Exhibits attached to the petition recite that on January 17th relator delivered to *623 the clerk a motion for judgment which asked the County Judge to render judgment in the cause "either approving or disapproving" any decision of the commissioners in accordance with findings and any hearing had. Such a judgment had then been entered. On January 17, 1961 there was also mailed to and received by the clerk a "Motion for Dismissal", reciting lack of service and other defects in the proceeding, moving dismissal of the cause and rendition of a judgment that petitioner therein take nothing. There was also sent to the clerk a "Motion to correct and reform judgment" and the decision of commissioners so as to make them reflect lack of notice to or participation by relator; a further motion to dismiss on the ground the cause had not been docketed or filed properly; together with an "original answer" asserting lack of jurisdiction, procedural defects, and other defenses, including objection to the decision of commissioners. It is alleged the Clerk has acknowledged receipt of these documents but refuses to file them, and that the County Judge refuses to act on them. The petition seeks order requiring filing and action on the motions delivered to the Clerk.

The petition further alleges relator has perfected writ of error in the cause, has filed petition for writ of error, and deposited with the County Clerk cash in lieu of bond.

The motion for leave to file the petition for mandamus was received and filed by the clerk of this court on February 6, 1961. It appears, therefore, the term at which the judgment of January 13, 1961 was rendered had then ended, and that judgment was final. Art. 5, Sec. 29, Constitution of Texas, Vernon's Ann.St. Jurisdiction of the Court of Civil Appeals attached when the statutory requirements for perfecting writ of error were complied with, and the power of the County Court or its judge to perform the acts which the petition asks us to require had terminated. Panhandle Construction Co. v. Lindsey, 123 Tex. 613, 72 S.W.2d 1063, 1071, 1072, and see Williams v. Pitts, 151 Tex. 408, 251 S.W.2d 148; Cleveland v. Ward, 116 Tex. 1, 285 S.W. 1063. See also Pearson v. State, 159 Tex. 66, 315 S.W.2d 935.

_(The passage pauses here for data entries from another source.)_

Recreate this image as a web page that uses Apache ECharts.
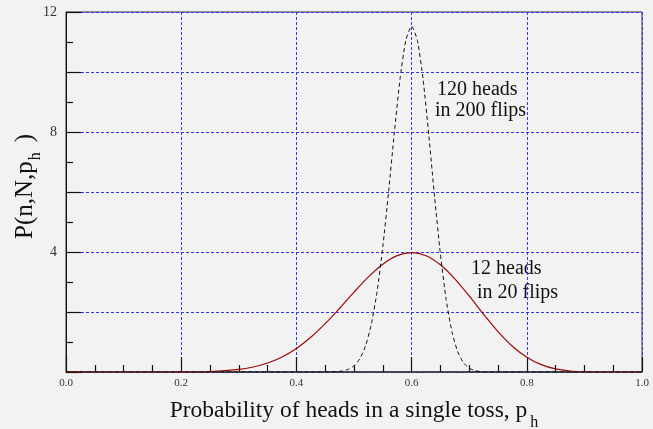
<!DOCTYPE html>
<html>
<head>
<meta charset="utf-8">
<script src="https://cdn.jsdelivr.net/npm/echarts@6/dist/echarts.min.js"></script>
<style>
html,body{margin:0;padding:0;background:#f2f2f2;}
#chart{width:653px;height:429px;}
</style>
</head>
<body>
<div id="chart"></div>
<script>
// 12 heads in 20 flips (solid dark red)
const p20 = [0, 0.15, 0.2, 0.25, 0.3, 0.325, 0.35, 0.375, 0.4, 0.425, 0.45, 0.475, 0.5, 0.525, 0.55, 0.575, 0.6, 0.625, 0.65, 0.675, 0.7, 0.725, 0.75, 0.775, 0.8, 0.825, 0.85, 0.875, 0.9, 0.95, 1.0];
const v20 = [0, 0.0004, 0.0019, 0.017, 0.086, 0.167, 0.300, 0.502, 0.786, 1.157, 1.612, 2.124, 2.660, 3.169, 3.594, 3.879, 3.98, 3.876, 3.573, 3.106, 2.535, 1.924, 1.349, 0.860, 0.491, 0.244, 0.102, 0.034, 0.008, 0.0001, 0];
// 120 heads in 200 flips (black dashed)
const p200 = [0, 0.44, 0.45, 0.46, 0.47, 0.48, 0.49, 0.50, 0.51, 0.52, 0.53, 0.54, 0.55, 0.56, 0.57, 0.58, 0.59, 0.60, 0.61, 0.62, 0.63, 0.64, 0.65, 0.66, 0.67, 0.68, 0.69, 0.70, 0.71, 0.72, 0.73, 0.74, 0.75, 1.0];
const v200 = [0, 0.0003, 0.0014, 0.0044, 0.013, 0.035, 0.089, 0.205, 0.439, 0.868, 1.584, 2.673, 4.166, 5.995, 7.972, 9.777, 11.06, 11.53, 11.06, 9.747, 7.869, 5.818, 3.927, 2.411, 1.346, 0.679, 0.309, 0.126, 0.046, 0.015, 0.0042, 0.001, 0.0002, 0];
// axis ticks
const xTicks = [0, 0.2, 0.4, 0.6, 0.8, 1.0];
const yLabeled = [4, 8, 12];

const serif = '"Liberation Serif", "DejaVu Serif", serif';
const chart = echarts.init(document.getElementById('chart'));
chart.setOption({
  animation: false,
  backgroundColor: '#f2f2f2',
  grid: {left: 66, right: 11, top: 12, bottom: 57, outerBoundsMode: 'none', containLabel: false,
    show: true, borderColor: '#333', borderWidth: 1, backgroundColor: 'transparent'},
  xAxis: {
    type: 'value', min: 0, max: 1, interval: 0.2,
    axisLine: {show: true, lineStyle: {color: '#333', width: 1.5}},
    axisTick: {show: true, inside: true, length: 15, lineStyle: {color: '#111', width: 1.2}},
    minorTick: {show: true, splitNumber: 4, length: 7, lineStyle: {color: '#111', width: 1.2}},
    splitLine: {show: true, lineStyle: {color: '#3333f5', type: [3, 2], width: 1}},
    axisLabel: {fontFamily: serif, fontSize: 11, color: '#333', margin: 6,
      formatter: v => xTicks.some(t => Math.abs(t - v) < 1e-9) ? v.toFixed(1) : ''},
    name: '{a|Probability of heads in a single toss, p}{s|h}',
    nameLocation: 'middle', nameGap: 27,
    nameTextStyle: {rich: {
      a: {fontFamily: serif, fontSize: 23.5, color: '#111', verticalAlign: 'top', lineHeight: 24},
      s: {fontFamily: serif, fontSize: 16, color: '#111', verticalAlign: 'top', lineHeight: 17, padding: [16, 0, 0, 3]}
    }}
  },
  yAxis: {
    type: 'value', min: 0, max: 12, interval: 2,
    axisLine: {show: true, lineStyle: {color: '#111', width: 1}},
    axisTick: {show: true, inside: true, length: 15, lineStyle: {color: '#111', width: 1.2}},
    minorTick: {show: true, splitNumber: 2, length: 7, lineStyle: {color: '#111', width: 1.2}},
    splitLine: {show: true, lineStyle: {color: '#3333f5', type: [3, 2], width: 1}},
    axisLabel: {fontFamily: serif, fontSize: 14, color: '#333', margin: 9,
      formatter: v => yLabeled.includes(v) ? String(v) : ''}
  },
  series: [
    {
      type: 'line', name: '12 heads in 20 flips',
      data: p20.map((p, i) => [p, v20[i]]),
      showSymbol: false, smooth: 0.3,
      lineStyle: {color: '#9b0a0a', width: 1.2}, z: 3
    },
    {
      type: 'line', name: '120 heads in 200 flips',
      data: p200.map((p, i) => [p, v200[i]]),
      showSymbol: false, smooth: 0.2,
      lineStyle: {color: '#111', width: 1, type: [4, 3]}, z: 4
    }
  ],
  graphic: [
    {type: 'text', x: 13, y: 239, rotation: Math.PI / 2, style: {
      text: '{a|P(n,N,p}{s|h}{b|)}', align: 'left', verticalAlign: 'top',
      rich: {
        a: {fontFamily: serif, fontSize: 25, fill: '#111', verticalAlign: 'top', lineHeight: 26},
        b: {fontFamily: serif, fontSize: 25, fill: '#111', verticalAlign: 'top', lineHeight: 26, padding: [0, 0, 0, 10]},
        s: {fontFamily: serif, fontSize: 16, fill: '#111', verticalAlign: 'top', lineHeight: 17, padding: [15, 0, 0, 1]}
      }}},
    {type: 'text', left: 437, top: 80, style: {text: '120 heads', font: '20px ' + serif, fill: '#111'}},
    {type: 'text', left: 435, top: 101, style: {text: 'in 200 flips', font: '20px ' + serif, fill: '#111'}},
    {type: 'text', left: 471, top: 259, style: {text: '12 heads', font: '20px ' + serif, fill: '#111'}},
    {type: 'text', left: 477, top: 283, style: {text: 'in 20 flips', font: '20px ' + serif, fill: '#111'}}
  ]
});
</script>
</body>
</html>
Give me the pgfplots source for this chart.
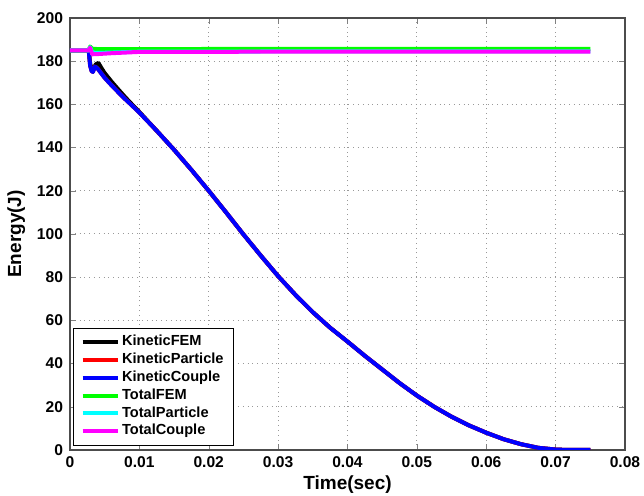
\documentclass[border=0pt]{standalone}
\usepackage{pgfplots}
\pgfplotsset{compat=1.18}
\usepackage{fontspec}
\setmainfont{Liberation Sans}
\definecolor{mgreen}{RGB}{0,255,0}
\definecolor{mcyan}{RGB}{0,255,255}
\definecolor{mmag}{RGB}{255,0,255}
\begin{document}
\begin{tikzpicture}
\begin{axis}[
  scale only axis,
  width=277.5pt, height=216pt,
  xmin=0, xmax=0.08, ymin=0, ymax=200,
  scaled x ticks=false,
  xtick={0,0.01,0.02,0.03,0.04,0.05,0.06,0.07,0.08},
  xticklabels={0,0.01,0.02,0.03,0.04,0.05,0.06,0.07,0.08},
  ytick={0,20,...,200},
  tick align=inside,
  tick pos=both,
  major tick length=3pt,
  grid=major,
  major grid style={dotted, gray!80, line width=0.5pt},
  axis line style={gray!60!black, line width=0.6pt},
  /pgf/number format/assume math mode=true,
  ticklabel style={font=\bfseries\fontsize{7.8}{9}\selectfont},
  xlabel={Time(sec)}, ylabel={Energy(J)},
  label style={font=\bfseries\fontsize{9.5}{11}\selectfont},
  xlabel style={yshift=3pt},
  ylabel style={yshift=-1pt},
  legend style={at={(0.006,0.01)}, anchor=south west, draw=black, fill=white,
    font=\bfseries\fontsize{7.3}{9}\selectfont, inner xsep=3.5pt, inner ysep=2.5pt, row sep=-0.3pt,
    nodes={inner sep=1.2pt}},
  legend cell align=left,
  legend image code/.code={\draw[#1] (0pt,0pt) -- (17.5pt,0pt);},
  every axis plot/.append style={line width=2pt, line join=round},
]
% KineticFEM
\addplot[black] coordinates {
(0,185) (0.0027,185) (0.0029,179) (0.0031,176.5) (0.0034,176.5) (0.0037,178.5) (0.0041,179.2) (0.0045,177) (0.005,174.5) (0.006,170.5) (0.007,166.8) (0.008,163.2) (0.009,159.8) (0.01,156.5) (0.0125,147.8) (0.015,139) (0.0175,129.7) (0.02,120) (0.0225,110) (0.025,99.8) (0.0275,90) (0.03,80.5) (0.0325,71.8) (0.035,63.8) (0.0375,56.6) (0.04,50.2) (0.0425,43.6) (0.045,37.3) (0.0475,31) (0.05,25.2) (0.0525,20) (0.055,15.4) (0.0575,11.4) (0.06,8) (0.0625,5) (0.065,2.7) (0.0675,1) (0.07,0.2) (0.072,0) (0.075,0)};
% KineticParticle
\addplot[red] coordinates {
(0,185) (0.0027,185) (0.0029,178) (0.0031,175.5) (0.0033,175) (0.0036,177.5) (0.004,176.5) (0.005,172.3) (0.006,168.8) (0.007,165.5) (0.008,162.3) (0.009,159.3) (0.01,156.2) (0.0125,147.8) (0.015,139) (0.0175,129.7) (0.02,120) (0.0225,110) (0.025,99.8) (0.0275,90) (0.03,80.5) (0.0325,71.8) (0.035,63.8) (0.0375,56.6) (0.04,50.2) (0.0425,43.6) (0.045,37.3) (0.0475,31) (0.05,25.2) (0.0525,20) (0.055,15.4) (0.0575,11.4) (0.06,8) (0.0625,5) (0.065,2.7) (0.0675,1) (0.07,0.2) (0.072,0) (0.075,0)};
% KineticCouple
\addplot[blue] coordinates {
(0,185) (0.0027,185) (0.0029,178) (0.0031,175.5) (0.0033,175) (0.0036,177.5) (0.004,176.5) (0.005,172.3) (0.006,168.8) (0.007,165.5) (0.008,162.3) (0.009,159.3) (0.01,156.2) (0.0125,147.8) (0.015,139) (0.0175,129.7) (0.02,120) (0.0225,110) (0.025,99.8) (0.0275,90) (0.03,80.5) (0.0325,71.8) (0.035,63.8) (0.0375,56.6) (0.04,50.2) (0.0425,43.6) (0.045,37.3) (0.0475,31) (0.05,25.2) (0.0525,20) (0.055,15.4) (0.0575,11.4) (0.06,8) (0.0625,5) (0.065,2.7) (0.0675,1) (0.07,0.2) (0.072,0) (0.075,0)};
% TotalFEM
\addplot[mgreen] coordinates {
(0,185) (0.0027,185) (0.0029,186.8) (0.0032,185.8) (0.004,185.6) (0.01,185.6) (0.03,185.7) (0.05,185.7) (0.075,185.7)};
% TotalParticle
\addplot[mcyan] coordinates {
(0,185) (0.0027,185) (0.0029,186.5) (0.0032,184) (0.004,183.8) (0.006,184) (0.01,184.4) (0.03,184.5) (0.05,184.5) (0.075,184.5)};
% TotalCouple
\addplot[mmag] coordinates {
(0,185) (0.0027,185) (0.0029,186.3) (0.0032,183.2) (0.004,183.3) (0.006,183.7) (0.008,184) (0.01,184.3) (0.03,184.4) (0.05,184.4) (0.075,184.4)};
\legend{KineticFEM,KineticParticle,KineticCouple,TotalFEM,TotalParticle,TotalCouple}
\end{axis}
\pgfresetboundingbox
\useasboundingbox (-35pt,-23pt) rectangle (287pt,225pt);
\end{tikzpicture}
\end{document}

Mandamus does not lie where relator has another plain, effective and adequate remedy to obtain the relief sought. Mandamus is "the last resort." Manion v. Lockhart, 131 Tex. 175, 114 S.W.2d 216, 219; 28 Tex.Jur., Sec. 8, pps. 525-530. No reason is made apparent in the petition why a direct proceeding in the nature of a bill of review is not available to relator to afford full relief. See 25 Tex.Jur., Sec. 185, p. 585. In the circumstances, the writ will not lie as to the County Judge. As to the clerk, the relief and duty sought to be obtained and required appears to have been accomplished and performed. Holman v. Chevaillier's Adm'r, 14 Tex. 337; 33 Tex. Jur., Sec. 101, p. 534, 8 Supp. Sec. 119.

Leave to file the petition is denied.